Heck I couldn't finish the one rib, just too big.
The potatoes rock, I add fresh herbs during the boil for more flavor.

Holy hell, those look good! And huge too!! I don’t think I’ve found ribs that big. The ones I see are hardly worth buying.

Awesome looking plate!

How long did they take?
Thanks man.
LOL... That's what I was thinking when I first saw them.
Thickest meatiest short ribs I've ever found, I really think these are Plates.

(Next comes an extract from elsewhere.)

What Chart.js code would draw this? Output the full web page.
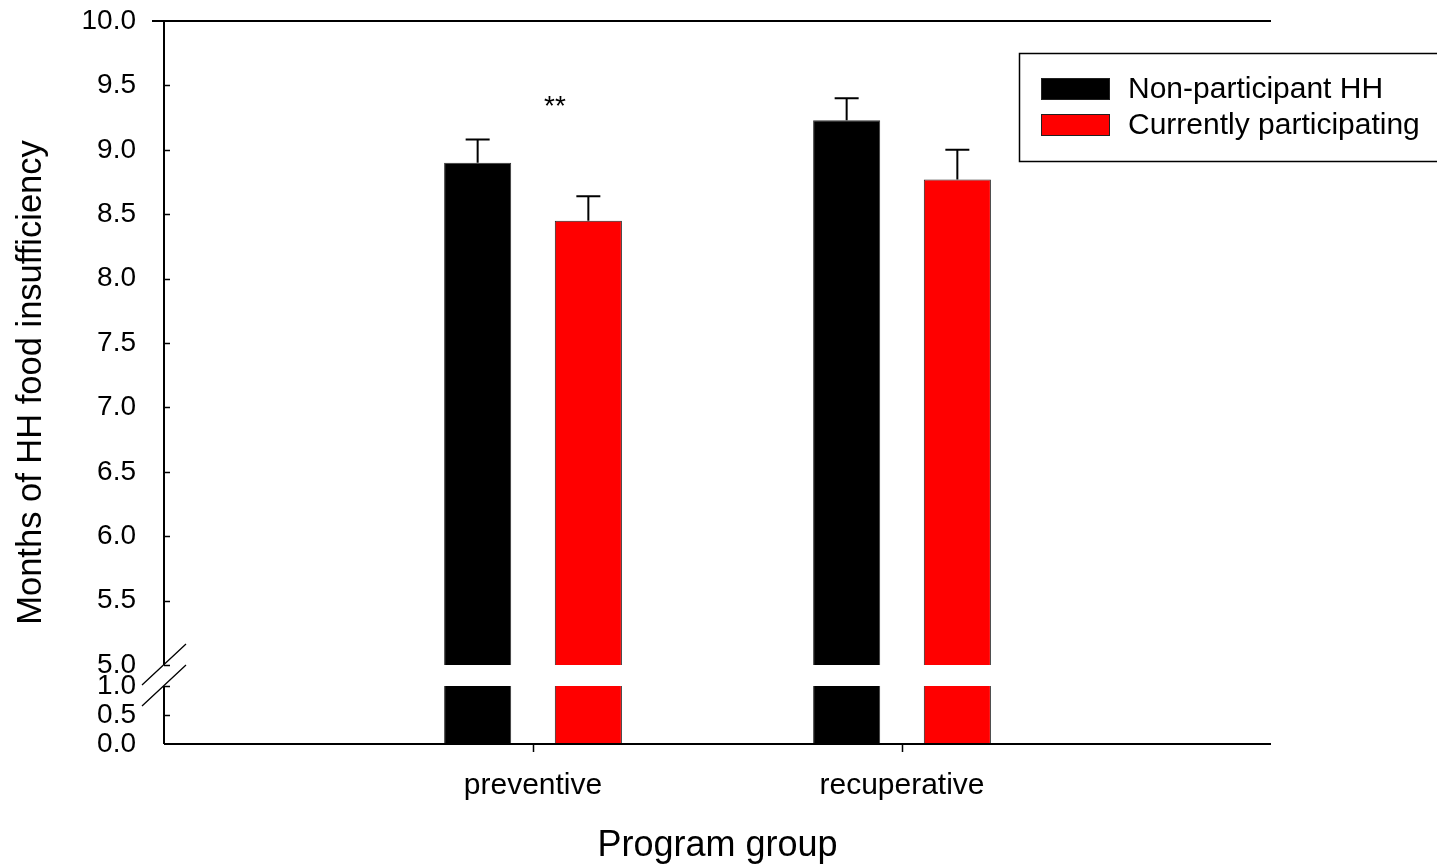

These averaged 285° for 5 hours, and I cranked the heat to 350° the last hour, for a total of six.
These were, 205° and 203° when pulled.
While these were butter tender, tender/juicy brisket on a stick, the larger rack could have taken another hour to render some more fat and still been fantastic.
WOW! Awesome cook man ! This is the first thing i saw this morning and ill probably be dreaming about those ribs tonight! Lol! Big like!!!
Hey thanks Sowsage... Those'll be some sweet dreams.
we never see those up here, wow that looks fandamntastic!
Thanks Tony,
I've never seen the likes down here either, wish I'd had more money cause I'd bought a case.
Chile....that looks absolutely amazing!! Great job and great documentation. Big LIKE!! I'd give my first born daughter and a pint of blood to get hands on a couple packs of those ribs....or maybe just a plate of them that you cooked :emoji_laughing:

Wow...it's all I can say,
Robert
Very kind of ya Robert, thank you.
I keep saying "Wow!" every time I see them.